Do all problems. Total points = 50 points.
In any of the questions if you are asked to construct the defining data of an isometry, this means to construct what you would need to define the isometry (in theory or in Sketchpad). For a line reflection, this means construct the mirror line. For a rotation, construct the center and angle. For a translation, construct the translation vector AB, for a glide reflection, construct the invariant line m and the glide vector AB.
(a) Define isometry of the plane.
(b) Explain (informally but convincingly) why isometries preserve angle measure, even though nothing about angle is in the definition.
Let M and N be the reflections in parallel lines m and n in the figure. Point P is the point shown. With straightedge and compass, construct the point Q = MN(P). (Hint: This may seem a bit tricky, but think twice before jumping to conclusions.)
Given the line AB below, let M be reflection in line AB and let R be rotation by 45 degrees (counterclockwise as always) with center A.
(a) Tell in words precisely what isometry is the isometry T = MR.
(b) In the figure below, construct the defining data for T.
Suppose that each of E, F, G, H, J and K are glide reflections. Let U = EFGHJK.

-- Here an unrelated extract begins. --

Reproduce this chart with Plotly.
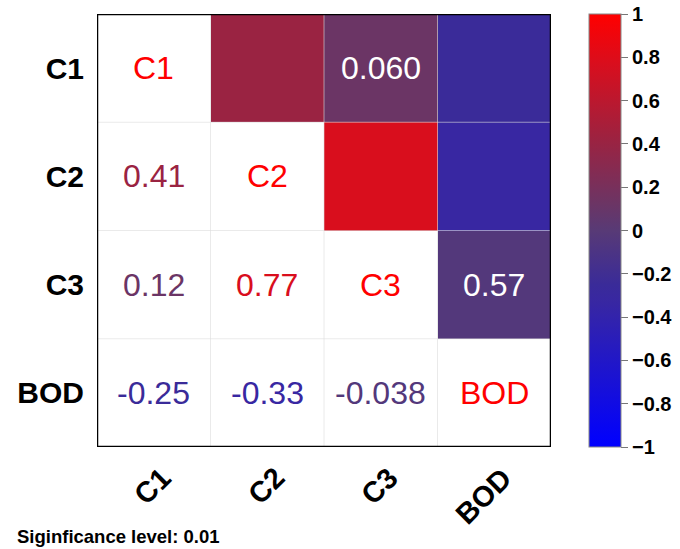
import numpy as np
import plotly.graph_objects as go
from plotly.colors import sample_colorscale

variables = ["C1", "C2", "C3", "BOD"]
corr = [
    [1.00, 0.41, 0.12, -0.25],
    [0.41, 1.00, 0.77, -0.33],
    [0.12, 0.77, 1.00, -0.038],
    [-0.25, -0.33, -0.038, 1.00],
]
corr_labels = [
    ["C1", "0.41", "0.12", "-0.25"],
    ["0.41", "C2", "0.77", "-0.33"],
    ["0.12", "0.77", "C3", "-0.038"],
    ["-0.25", "-0.33", "-0.038", "BOD"],
]
# p-values shown only where not significant at 0.01 (upper triangle)
pval_pairs = [(0, 2), (2, 3)]
pval_text = ["0.060", "0.57"]
cbar_vals = [1, 0.8, 0.6, 0.4, 0.2, 0, -0.2, -0.4, -0.6, -0.8, -1]
cbar_text = ["1", "0.8", "0.6", "0.4", "0.2", "0", "\u22120.2", "\u22120.4", "\u22120.6", "\u22120.8", "\u22121"]
footnote = "Siginficance level: 0.01"

colorscale = [
    [0.0, "rgb(0,0,255)"],
    [0.335, "rgb(56,39,162)"],
    [0.375, "rgb(58,43,153)"],
    [0.5, "rgb(88,58,118)"],
    [0.56, "rgb(107,53,101)"],
    [0.705, "rgb(154,35,66)"],
    [0.885, "rgb(217,14,29)"],
    [1.0, "rgb(255,0,0)"],
]

n = len(variables)
z = np.full((n, n), np.nan)
for i in range(n):
    for j in range(n):
        if j > i:
            z[i, j] = corr[i][j]

FONT = "Liberation Sans, Arial, Helvetica, sans-serif"
W, H = 680, 549
L, T, PW, PH = 97, 14, 454, 433

fig = go.Figure()
fig.add_trace(go.Heatmap(
    z=z, x=list(range(n)), y=list(range(n)),
    colorscale=colorscale, zmin=-1, zmax=1,
    hoverongaps=False, xgap=0, ygap=0,
    colorbar=dict(
        x=(589 - L) / PW, xanchor="left", xpad=0,
        y=0.5, yanchor="middle", ypad=0,
        lenmode="fraction", len=1.0, thickness=32,
        tickvals=cbar_vals, ticktext=cbar_text,
        ticks="outside", ticklen=7, tickcolor="#777777", tickwidth=1,
        outlinewidth=1, outlinecolor="#888888",
        ticklabeloverflow="allow",
        tickfont=dict(family=FONT, size=20, color="black", weight="bold"),
    ),
))

annotations = []
for i in range(n):
    for j in range(n):
        if i == j:
            annotations.append(dict(x=j, y=i, text=corr_labels[i][j], showarrow=False,
                                    font=dict(family=FONT, size=32, color="#FF0000")))
        elif j < i:
            c = sample_colorscale(colorscale, (corr[i][j] + 1) / 2)[0]
            annotations.append(dict(x=j, y=i, text=corr_labels[i][j], showarrow=False,
                                    font=dict(family=FONT, size=32, color=c)))
for (i, j), t in zip(pval_pairs, pval_text):
    annotations.append(dict(x=j, y=i, text=t, showarrow=False,
                            font=dict(family=FONT, size=32, color="white")))
# rotated x-axis category labels
for j, v in enumerate(variables):
    annotations.append(dict(x=j, xref="x", y=0, yref="paper", text=v, showarrow=False,
                            textangle=-45, xanchor="right", yanchor="top",
                            xshift=26, yshift=-12,
                            font=dict(family=FONT, size=29, color="black", weight="bold")))
annotations.append(dict(xref="paper", yref="paper", x=(15 - L) / PW, y=(447 - 536) / PH,
                        xanchor="left", yanchor="middle", text=footnote, showarrow=False,
                        font=dict(family=FONT, size=18.5, color="black", weight="bold")))

shapes = []
for k in range(1, n):
    b = k - 0.5
    shapes.append(dict(type="line", x0=b, x1=b, y0=-0.5, y1=n - 0.5,
                       line=dict(color="rgba(220,220,220,0.6)", width=1), layer="above"))
    shapes.append(dict(type="line", x0=-0.5, x1=n - 0.5, y0=b, y1=b,
                       line=dict(color="rgba(220,220,220,0.6)", width=1), layer="above"))
shapes.append(dict(type="rect", x0=-0.5, x1=n - 0.5, y0=-0.5, y1=n - 0.5,
                   line=dict(color="black", width=2.5), layer="above"))

fig.update_layout(
    width=W, height=H,
    margin=dict(l=L, r=W - L - PW, t=T, b=H - T - PH, autoexpand=False),
    paper_bgcolor="white", plot_bgcolor="white",
    annotations=annotations, shapes=shapes,
    xaxis=dict(range=[-0.5, n - 0.5], tickvals=list(range(n)), ticktext=[""] * n,
               showgrid=False, zeroline=False, ticks=""),
    yaxis=dict(range=[n - 0.5, -0.5], tickvals=list(range(n)), ticktext=variables,
               showgrid=False, zeroline=False, ticks="", ticklabelstandoff=12,
               tickfont=dict(family=FONT, size=30, color="black", weight="bold")),
)

fig.write_html("out.html", config={"displayModeBar": False},
               post_script="document.body.style.margin='0';")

It may be impossible to say precisely what kind of isometry U is, but it may be possible to narrow down the possibilities. Circle the names of isometries below that U could possibly be. Then in a sentence or two, give a reason for your answer. (This is an informal answer, just be convincing but not lengthy.)
(a) Identity
(b) Line Reflection
(c) Point Reflection
(d) Translation
(e) Rotation
(f) Glide Reflection
Reason:
In the (x, y) plane, let F(x, y) = (x + 2, y – 6). Write the equations of two lines, m and n, so that if M and N are the reflections in these lines, F = MN.